[PATCH 03/10] conf: Introduce virtio-mem <memory/> model

David Hildenbrand david at redhat.com
Mon Jan 25 14:17:22 UTC 2021


On 22.01.21 19:16, Daniel Henrique Barboza wrote:
> 
> 
> On 1/22/21 9:50 AM, Michal Privoznik wrote:
>> The virtio-mem is paravirtualized mechanism of adding/removing
>> memory to/from a VM. A virtio-mem-pci device is split into blocks
>> of equal size which are then exposed (all or only a requested
>> portion of them) to the guest kernel to use as regular memory.
>> Therefore, the device has two important attributes:
>>
>>    1) block-size, which defines the size of a block
>>    2) requested-size, which defines how much memory (in bytes)
>>       is the device requested to expose to the guest.
>>
>> The 'block-size' is configured on command line and immutable
>> throughout device's lifetime. The 'requested-size' can be set on
>> the command line too, but also is adjustable via monitor. In
>> fact, that is how management software places its requests to
>> change the memory allocation. If it wants to give more memory to
>> the guest it changes 'requested-size' to a bigger value, and if it
>> wants to shrink guest memory it changes the 'requested-size' to a
>> smaller value. Note, value of zero means that guest should
>> release all memory offered by the device. Of course, guest has to
>> cooperate. Therefore, there is a third attribute 'size' which is
>> read only and reflects how much memory the guest still has. This
>> can be different to 'requested-size', obviously. Because of name
>> clash, I've named it 'actualsize' and it is dealt with in future
>> commits (it is a runtime information anyway).
>>
>> In the backend, memory for virtio-mem is backed by usual objects:
>> memory-backend-{ram,file,memfd} and their size puts the cap on
>> the amount of memory that a virtio-mem device can offer to a
>> guest. But we are already able to express this info using <size/>
>> under <target/>.
>>
>> Therefore, we need only two more elements to cover 'block-size'
>> and 'requested-size' attributes.
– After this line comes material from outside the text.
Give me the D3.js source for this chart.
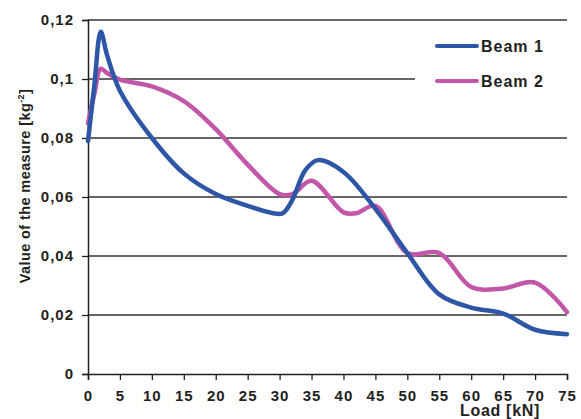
<!DOCTYPE html>
<html>
<head>
<meta charset="utf-8">
<script src="https://cdn.jsdelivr.net/npm/d3@7"></script>
<style>
  body { margin: 0; background: #fff; }
  text { font-family: "Liberation Sans", Arial, sans-serif; font-weight: bold; fill: #231f20; }
</style>
</head>
<body>
<svg id="chart" width="581" height="419"></svg>
<script>
// Data
var loadBeam1 = [0, 1, 2, 3, 5, 10, 15, 20, 25, 29, 30.5, 32, 34, 36, 40, 45, 50, 55, 60, 65, 70, 75],
valueBeam1 = [0.079, 0.098, 0.116, 0.108, 0.096, 0.080, 0.068, 0.061, 0.057, 0.0545, 0.0545, 0.059, 0.069, 0.0725, 0.0685, 0.056, 0.041, 0.027, 0.0225, 0.0205, 0.015, 0.0135],
loadBeam2 = [0, 1, 2, 3, 5, 10, 15, 20, 25, 30, 32, 35, 40, 42, 45, 50, 55, 60, 65, 70, 75],
valueBeam2 = [0.085, 0.095, 0.1035, 0.102, 0.0998, 0.0975, 0.0925, 0.083, 0.071, 0.061, 0.061, 0.0655, 0.0548, 0.0545, 0.057, 0.041, 0.041, 0.0295, 0.029, 0.031, 0.021],
xTicks = [0,5,10,15,20,25,30,35,40,45,50,55,60,65,70,75],
yTicks = [0,0.02,0.04,0.06,0.08,0.1,0.12],
yTickLabels = ["0","0,02","0,04","0,06","0,08","0,1","0,12"],
seriesNames = ["Beam 1","Beam 2"],
colors = ["#2e56a6","#c256a9"];

var svg = d3.select("#chart");
var plotLeft = 88, plotRight = 567, plotTop = 20, plotBottom = 374;

var x = d3.scaleLinear().domain([0,75]).range([plotLeft,plotRight]);
var y = d3.scaleLinear().domain([0,0.12]).range([plotBottom,plotTop]);

// Gridlines (the 0,1 one stops short of the legend)
svg.append("g").selectAll("line")
  .data(yTicks.filter(function(d){ return d > 0; }))
  .enter().append("line")
  .attr("x1", plotLeft)
  .attr("x2", function(d){ return d === 0.1 ? 415 : plotRight; })
  .attr("y1", function(d){ return y(d); })
  .attr("y2", function(d){ return y(d); })
  .attr("stroke", "#333")
  .attr("stroke-width", 1.3);

// Axes
var yAxis = d3.axisLeft(y).tickValues(yTicks)
  .tickFormat(function(d,i){ return yTickLabels[i]; })
  .tickSize(6).tickPadding(8);
var gy = svg.append("g").attr("transform","translate("+plotLeft+",0)").call(yAxis);
gy.select(".domain").attr("stroke","#231f20").attr("stroke-width",1.5);
gy.selectAll(".tick line").attr("stroke","#231f20").attr("stroke-width",1.3);
gy.selectAll("text").style("font-size","15px").style("letter-spacing","1px").attr("fill","#231f20");

var xAxis = d3.axisBottom(x).tickValues(xTicks).tickSize(6).tickPadding(10);
var gx = svg.append("g").attr("transform","translate(0,"+plotBottom+")").call(xAxis);
gx.select(".domain").attr("stroke","#231f20").attr("stroke-width",1.5);
gx.selectAll(".tick line").attr("stroke","#231f20").attr("stroke-width",1.3);
gx.selectAll("text").style("font-size","15px").style("letter-spacing","1px").attr("fill","#231f20");

// Axis titles
var yt = svg.append("text")
  .attr("transform","translate(30,186) rotate(-90)")
  .attr("text-anchor","middle")
  .style("font-size","14.5px")
  .style("letter-spacing","0.4px");
yt.append("tspan").text("Value of the measure [kg");
yt.append("tspan").attr("dy",-6).style("font-size","9px").text("-2");
yt.append("tspan").attr("dy",6).text("]");

svg.append("text")
  .attr("x", 500).attr("y", 416)
  .attr("text-anchor","middle")
  .style("font-size","16px")
  .style("letter-spacing","0.7px")
  .text("Load [kN]");

// Lines
var line = d3.line()
  .x(function(d){ return x(d[0]); })
  .y(function(d){ return y(d[1]); })
  .curve(d3.curveCatmullRom.alpha(0.5));

var series = [d3.zip(loadBeam1, valueBeam1), d3.zip(loadBeam2, valueBeam2)];

svg.append("g").selectAll("path")
  .data([series[1], series[0]])
  .enter().append("path")
  .attr("d", line)
  .attr("fill","none")
  .attr("stroke", function(d,i){ return i === 0 ? colors[1] : colors[0]; })
  .attr("stroke-width", 4.5)
  .attr("stroke-linecap","round")
  .attr("stroke-linejoin","round");

// Legend
var legend = svg.append("g").selectAll("g")
  .data(seriesNames)
  .enter().append("g")
  .attr("transform", function(d,i){ return "translate(437,"+(46+i*35)+")"; });
legend.append("line")
  .attr("x1",0).attr("x2",40)
  .attr("stroke", function(d,i){ return colors[i]; })
  .attr("stroke-width",4)
  .attr("stroke-linecap","round");
legend.append("text")
  .attr("x",44).attr("y",6)
  .style("font-size","16px")
  .style("letter-spacing","1px")
  .text(function(d){ return d; });
</script>
</body>
</html>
This is the XML I've came up
>> with:
>>
>>    <memory model='virtio-mem'>
>>      <source>
>>        <nodemask>1-3</nodemask>
>>        <pagesize unit='KiB'>2048</pagesize>
>>      </source>
>>      <target>
>>        <size unit='KiB'>2097152</size>
>>        <node>0</node>
>>        <block unit='KiB'>2048</block>
>>        <requested unit='KiB'>1048576</requested>
>>      </target>
>>      <address type='pci' domain='0x0000' bus='0x00' slot='0x04' function='0x0'/>
>>    </memory>
>>
>> I hope by now it is obvious that:
>>
>>    1) 'requested-size' must be an integer multiple of
>>       'block-size', and
>>    2) virtio-mem-pci device goes onto PCI bus and thus needs PCI
>>       address.
>>
>> Then there is a limitation that the minimal 'block-size' is
>> transparent huge page size (I'll leave this without explanation).
>>
>> Signed-off-by: Michal Privoznik <mprivozn at redhat.com>
>> ---
>>   docs/formatdomain.rst                         | 35 ++++++++--
>>   docs/schemas/domaincommon.rng                 | 11 ++++
>>   src/conf/domain_conf.c                        | 53 ++++++++++++++-
>>   src/conf/domain_conf.h                        |  3 +
>>   src/conf/domain_validate.c                    | 39 +++++++++++
>>   src/qemu/qemu_alias.c                         |  1 +
>>   src/qemu/qemu_command.c                       |  1 +
>>   src/qemu/qemu_domain.c                        | 10 +++
>>   src/qemu/qemu_domain_address.c                | 37 ++++++++---
>>   src/qemu/qemu_validate.c                      |  8 +++
>>   src/security/security_apparmor.c              |  1 +
>>   src/security/security_dac.c                   |  2 +
>>   src/security/security_selinux.c               |  2 +
>>   tests/domaincapsmock.c                        |  9 +++
>>   .../memory-hotplug-virtio-mem.xml             | 66 +++++++++++++++++++
>>   ...emory-hotplug-virtio-mem.x86_64-latest.xml |  1 +
>>   tests/qemuxml2xmltest.c                       |  1 +
>>   17 files changed, 264 insertions(+), 16 deletions(-)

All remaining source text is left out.